There is a self-aware maturity in the way that IU approaches her music, that could only come from someone who’s spent a significant portion of her life as an artist in the public eye. It is in her self-written albums that this particular quality is most accurately reflected, perhaps most especially in her 2015 EP Chat-shire, the first release she had complete creative control over. Penned entirely and solely by IU, the seven-track collection allowed for a more personal, in-depth exploration of IU’s very nature and sound as a singer and artist of her own right, and at the same time showcasing, perhaps for the first time in full, her very capabilities as a songwriter and storyteller with a knack for crafting tunes grounded in self-referential awareness — and just enough hints of whimsy.
This artistic risk-taking wasn’t her first, however: prior to Chat-shire, IU had also released 2013’s Modern Times, an album consisting of music entirely in the jazz and swing genres, along with bossa nova-influenced sounds.

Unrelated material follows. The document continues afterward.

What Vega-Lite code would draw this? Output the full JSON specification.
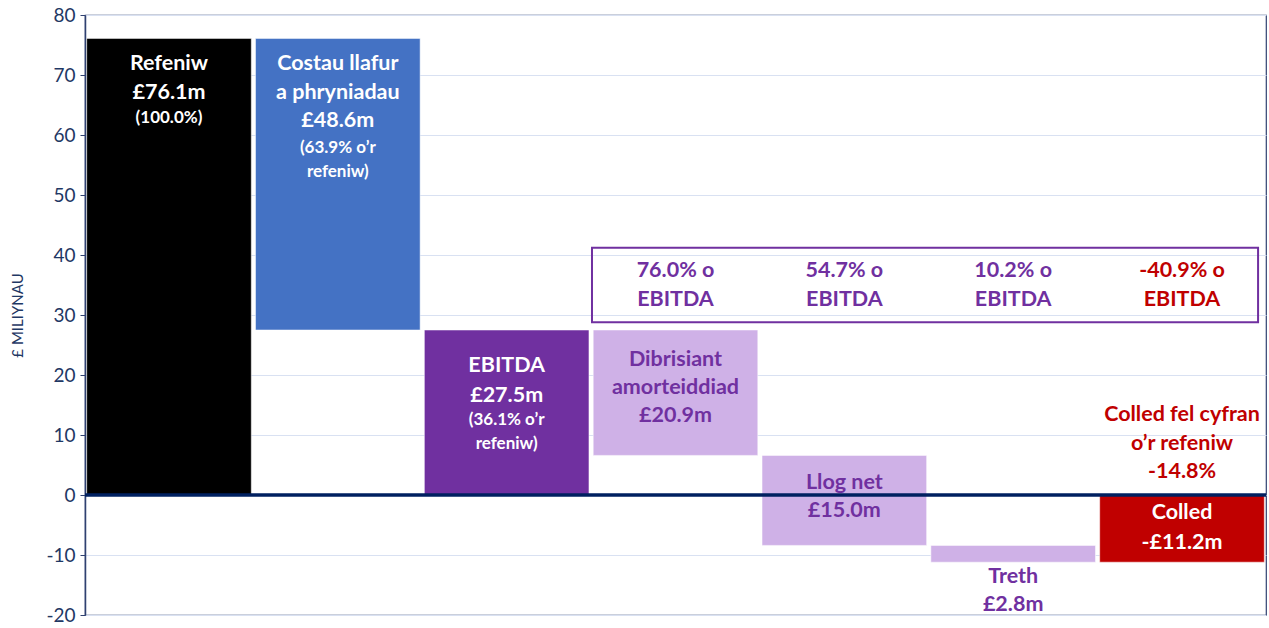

Perhaps more than anything, the album was a uniquely ambitious undertaking, especially for the then twenty-year-old whose career thus far had thrived on primarily a sweet, innocent, youthful pop-star image. Indeed, as a singer, IU could have just as easily settled on a radio-friendly pop sound, and would no doubt have been highly successful there — but she’s also highly gifted at producing heartfelt ballads that are instant classics upon one listen. One listen at her latest collection, the EP Love Poem from last year, and one would get an immediate impression that IU is a born balladeer and a natural at it — that is, until you listen to her other pop experiments: ‘Black Out’ and ‘Jam Jam’, from her 2017 full-length album Palette, are among some of her best.
This very maturity has also translated into the screen as well, in the roles IU takes on as an actress. Although her credits belong primarily to the small screen thus far, there is an overarching quality and inherent grounded-ness and authenticity in many of the roles she’s chosen to take on, which itself is a noteworthy enough feat, given the largely trope-heavy world of K-Drama characters, especially for young women. And whether consciously or not, there is a certain sense of parallelism that this creates with her music career’s penchant of not necessarily following music trends to establish her own kind of creative path. Perhaps most telling of all, in early 2019, IU had embarked on a Persona, a Netflix four-part short-film project that enabled IU to take on four starkly different characters, each under a different narrative and director, and to this day remains one of her most experimental undertakings yet.
In essence, this is, perhaps, what lies at the very core of IU’s one-of-a-kind presence in Korea — in a highly saturated industry filled to the brim with undeniable talent, a figure like IU, who has turned the delicate balancing act of celebrity longevity with true, pure, artistry is a one of a kind marvel all on its own.